Понятно, что в людях, которые таким образом говорят, чувство государственности должно вполне отсутствовать.

* * *

Во Франции это дело поставлено иначе. Там партикуляризма, в смысле политической партии, не существует вовсе; борьба же с католицизмом ведется совсем не во имя того, что он служит помехою для исполнения начальственных предписаний, а во имя освобождения человеческой мысли от призраков, ее угнетающих. Сверх того, во Франции, с 1848 года, практикуется всеобщая подача голосов, которая, по-видимому, должна бы непрестанно напоминать обывателям, во-первых, о том, что они живут в государстве, и, во-вторых, о том, что косвенно каждый из них участвует и в выборе правителей страны, и в самом управлении ею.

Тем не менее все это отнюдь не устраняет множества недоразумений, которые и тут, как и везде, ставят идею государства в условия, весьма для нее неблагоприятные.

Несмотря на несколько революций, во Франции, как и в других странах Европы, стоят лицом к лицу два класса людей, совершенно отличных друг от друга и по внешнему образу жизни, и по понятиям, и по темпераментам. Во главе государства стоит так называемый правящий класс, состоящий из уцелевших остатков феодальной аристократии, из адвокатов, литераторов, банкиров, купцов и вообще всевозможных наименований буржуа. Внизу — кишит масса управляемых, то есть городских пролетариев и крестьян. И тот и другой классы относятся к государству совсем неодинаковым образом.
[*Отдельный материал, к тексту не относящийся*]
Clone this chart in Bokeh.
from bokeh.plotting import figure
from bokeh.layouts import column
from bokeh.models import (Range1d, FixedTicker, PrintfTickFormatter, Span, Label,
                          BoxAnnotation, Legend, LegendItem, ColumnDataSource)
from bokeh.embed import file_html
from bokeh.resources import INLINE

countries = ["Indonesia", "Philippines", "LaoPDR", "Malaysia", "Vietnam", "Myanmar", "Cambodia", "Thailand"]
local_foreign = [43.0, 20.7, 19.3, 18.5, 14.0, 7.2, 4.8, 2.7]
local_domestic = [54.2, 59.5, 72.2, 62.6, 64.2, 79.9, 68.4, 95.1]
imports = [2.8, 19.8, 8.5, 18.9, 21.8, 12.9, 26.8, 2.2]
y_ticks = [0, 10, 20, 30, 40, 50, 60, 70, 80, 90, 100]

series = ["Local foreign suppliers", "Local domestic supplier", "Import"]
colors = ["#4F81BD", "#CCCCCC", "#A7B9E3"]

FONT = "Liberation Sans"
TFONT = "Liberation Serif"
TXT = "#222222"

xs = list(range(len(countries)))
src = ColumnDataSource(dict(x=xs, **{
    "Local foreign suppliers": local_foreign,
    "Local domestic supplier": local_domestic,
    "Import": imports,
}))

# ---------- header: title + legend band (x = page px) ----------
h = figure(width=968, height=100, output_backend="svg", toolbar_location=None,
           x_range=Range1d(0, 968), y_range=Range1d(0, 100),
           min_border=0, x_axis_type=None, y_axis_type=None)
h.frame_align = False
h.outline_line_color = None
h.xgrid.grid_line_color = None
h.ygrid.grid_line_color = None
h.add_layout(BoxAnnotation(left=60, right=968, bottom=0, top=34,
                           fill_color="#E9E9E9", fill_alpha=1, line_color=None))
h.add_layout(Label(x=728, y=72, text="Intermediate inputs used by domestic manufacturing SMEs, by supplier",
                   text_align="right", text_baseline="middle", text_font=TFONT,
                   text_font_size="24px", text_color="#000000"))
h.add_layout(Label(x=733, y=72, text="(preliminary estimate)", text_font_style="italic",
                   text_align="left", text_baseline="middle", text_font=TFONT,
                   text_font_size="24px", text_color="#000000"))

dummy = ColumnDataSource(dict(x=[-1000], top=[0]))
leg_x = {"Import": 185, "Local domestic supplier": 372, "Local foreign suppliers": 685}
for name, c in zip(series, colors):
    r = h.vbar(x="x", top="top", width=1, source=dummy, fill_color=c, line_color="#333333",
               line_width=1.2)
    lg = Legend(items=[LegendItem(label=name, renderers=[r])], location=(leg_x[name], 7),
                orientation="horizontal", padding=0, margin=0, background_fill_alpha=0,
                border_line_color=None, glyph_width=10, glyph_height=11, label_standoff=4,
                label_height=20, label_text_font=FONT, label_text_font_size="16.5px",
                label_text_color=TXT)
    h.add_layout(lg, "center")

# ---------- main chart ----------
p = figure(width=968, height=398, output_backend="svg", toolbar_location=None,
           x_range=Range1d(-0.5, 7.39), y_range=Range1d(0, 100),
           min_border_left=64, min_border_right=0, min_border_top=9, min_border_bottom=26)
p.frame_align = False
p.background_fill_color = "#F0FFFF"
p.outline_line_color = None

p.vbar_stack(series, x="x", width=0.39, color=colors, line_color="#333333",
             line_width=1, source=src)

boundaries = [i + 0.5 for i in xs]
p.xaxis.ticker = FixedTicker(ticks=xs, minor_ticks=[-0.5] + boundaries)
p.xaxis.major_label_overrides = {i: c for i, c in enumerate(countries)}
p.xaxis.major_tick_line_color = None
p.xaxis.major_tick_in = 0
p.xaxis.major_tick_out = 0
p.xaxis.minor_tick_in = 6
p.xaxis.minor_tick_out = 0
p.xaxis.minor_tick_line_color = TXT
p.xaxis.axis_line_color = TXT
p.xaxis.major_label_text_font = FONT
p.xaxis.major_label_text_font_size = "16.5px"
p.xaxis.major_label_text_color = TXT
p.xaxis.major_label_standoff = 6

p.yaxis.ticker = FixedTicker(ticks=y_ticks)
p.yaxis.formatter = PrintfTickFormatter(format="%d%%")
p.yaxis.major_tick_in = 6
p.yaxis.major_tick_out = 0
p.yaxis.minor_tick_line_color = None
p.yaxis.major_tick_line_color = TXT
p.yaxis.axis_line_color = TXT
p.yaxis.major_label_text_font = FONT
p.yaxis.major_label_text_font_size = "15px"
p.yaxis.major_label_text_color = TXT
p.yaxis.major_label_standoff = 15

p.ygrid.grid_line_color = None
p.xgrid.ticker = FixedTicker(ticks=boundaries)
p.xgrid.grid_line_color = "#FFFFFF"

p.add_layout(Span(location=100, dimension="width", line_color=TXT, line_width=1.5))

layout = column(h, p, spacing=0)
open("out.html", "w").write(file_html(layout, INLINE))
В среде правящих классов стремление к государственности высказывается довольно определенно. У буржуа государство не сходит с языка, так что вы сразу чувствуете, что этот человек даже не может мыслить себя вне государства, ибо слишком хорошо понимает, что это единственное его убежище против разнузданности страстей. Государство ограждает его собственность; оно устроивает в его пользу тысячи разнообразнейших удобств, которые он никак не мог бы иметь, предоставленный самому себе; оно охраняет его предприятия против завистливых притязаний одичалых масс и, в случае надобности, встанет за него горой. Взвешивая все эти выгоды и сравнивая их с теми жертвами, которые государство, взамен их, от него требует, буржуа не может не сознавать, что последние почти ничтожны, и потому редко ропщет по их поводу (между прочим, он понимает и то, что всегда имеет возможность эти жертвы разложить на других). И жизнь его течет легко и обильно, проникнутая сознанием тех благ, которые изливаются на него государством, и решимостью стоять за него, по крайней мере, до тех пор, пока этой решимости не будет угрожать серьезная опасность.
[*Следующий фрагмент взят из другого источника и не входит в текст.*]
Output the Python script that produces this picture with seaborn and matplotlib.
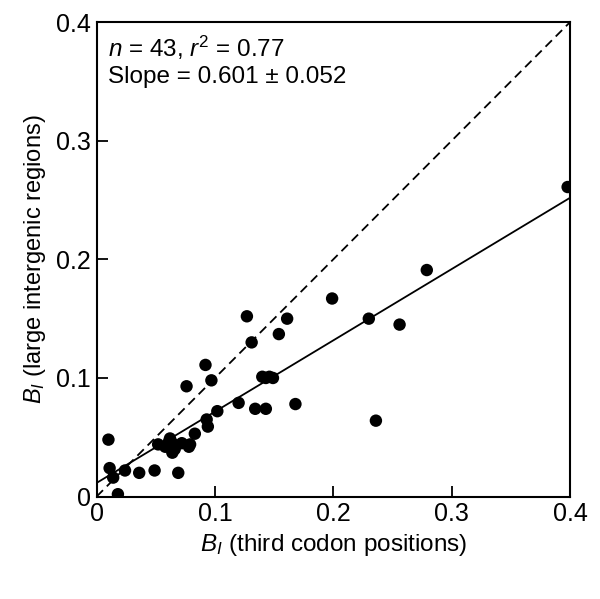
import matplotlib
matplotlib.use("Agg")
import matplotlib.pyplot as plt
import seaborn as sns
import numpy as np
import pandas as pd

# Data
bi_third = [0.010, 0.011, 0.014, 0.018, 0.024, 0.036, 0.049, 0.052, 0.058, 0.062,
            0.064, 0.064, 0.069, 0.072, 0.078, 0.079, 0.083, 0.076, 0.092, 0.097,
            0.093, 0.094, 0.102, 0.120, 0.127, 0.131, 0.154, 0.161, 0.199, 0.230,
            0.256, 0.140, 0.146, 0.149, 0.134, 0.143, 0.168, 0.236, 0.279, 0.398,
            0.066, 0.061, 0.143]
bi_large = [0.048, 0.024, 0.016, 0.002, 0.022, 0.020, 0.022, 0.044, 0.042, 0.049,
            0.045, 0.037, 0.020, 0.045, 0.042, 0.044, 0.053, 0.093, 0.111, 0.098,
            0.065, 0.059, 0.072, 0.079, 0.152, 0.130, 0.137, 0.150, 0.167, 0.150,
            0.145, 0.101, 0.101, 0.100, 0.074, 0.074, 0.078, 0.064, 0.191, 0.261,
            0.040, 0.046, 0.100]
fit_slope = 0.601
fit_intercept = 0.0115
ticks = [0, 0.1, 0.2, 0.3, 0.4]
tick_labels = ["0", "0.1", "0.2", "0.3", "0.4"]

sns.set_theme(style="white")
plt.rcParams['font.family'] = ['Liberation Sans', 'DejaVu Sans']
plt.rcParams['mathtext.fontset'] = 'custom'
plt.rcParams['mathtext.rm'] = 'Liberation Sans'
plt.rcParams['mathtext.it'] = 'Liberation Sans:italic'
plt.rcParams['text.color'] = 'black'
plt.rcParams['axes.labelcolor'] = 'black'

df = pd.DataFrame({"x": bi_third, "y": bi_large})

fig = plt.figure(figsize=(6.0, 5.99), dpi=100)
ax = fig.add_axes([0.161, 0.171, 0.789, 0.792])

lim = np.array([0, 0.4])
ax.plot(lim, lim, color="black", lw=1.3, ls=(0, (5, 3)))
ax.plot(lim, fit_intercept + fit_slope * lim, color="black", lw=1.3)
sns.scatterplot(data=df, x="x", y="y", ax=ax, color="black", s=80,
                edgecolor="none", zorder=3, legend=False)

ax.set_xlim(0, 0.4)
ax.set_ylim(0, 0.4)
ax.set_xticks(ticks)
ax.set_xticklabels(tick_labels)
ax.set_yticks(ticks)
ax.set_yticklabels(tick_labels)
ax.tick_params(direction="in", length=8, width=1.3, labelsize=18, colors="black",
               labelcolor="black", bottom=True, left=True, pad=4)
for sp in ax.spines.values():
    sp.set_visible(True)
    sp.set_color("black")
    sp.set_linewidth(1.5)

ax.set_xlabel(r"$B_I$ (third codon positions)", fontsize=17.5, labelpad=4, color="black")
ax.set_ylabel(r"$B_I$ (large intergenic regions)", fontsize=17, labelpad=6, color="black")

ax.text(0.025, 0.975, r"$n$ = 43, $r^2$ = 0.77" + "\n" + "Slope = 0.601 \u00b1 0.052",
        transform=ax.transAxes, ha="left", va="top", fontsize=17.5, linespacing=1.2,
        color="black")

fig.savefig("out.png", dpi=100)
Но самая эта уверенность в возможности всегда найти для себя защиту под покровом государства имеет свою невыгодную сторону. А именно: она делает буржуа самонадеянным и даже привередливым; она приучает его неряшливо относиться к тому самому предмету, перед которым он должен только благодарно благоговеть. Убежденный, что будущее, во всяком случае, принадлежит ему, буржуа уже не довольствуется тем, что у него есть государство, которое не даст его в обиду, но начинает рассуждать вкривь и вкось о форме этого государства и признает законною только ту форму, которая ему люба. Есть буржуа-монархисты и есть буржуа-республиканцы. Монархистов три сорта: легитимисты, орлеанисты и бонапартисты; республиканцев тоже три сорта: левый центр, просто левая сторона и, наконец, крайние левые. И все эти прихотливые буржуа видят друг в друге смертельных врагов, предаются беспрерывным взаимным пререканиям и в этих чисто внешних эволюциях доходят иногда до такого пафоса, что издали кажется, не забыли ли они, что у всех у них одна цель: чтоб государство оставалось неприкосновенным, и чтоб буржуа был сыт, стоял во главе и благодушествовал.

Из области государства дело переходит в область вопроса о кличках и о принадлежности тому или другому хозяину. Является предательство, измена, желание лучше утопить страну, нежели дать возможность восторжествовать противнику. Словом сказать, все те скандалы, которыми так обильно было существование недавно канувшего в вечность Национального собрания и которые так ясно доказали, что политическая арена слишком легко превращается в арену для разрешения вопроса: при, ком или при чем выгоднее? — благоразумно при этом умалчивая: для кого?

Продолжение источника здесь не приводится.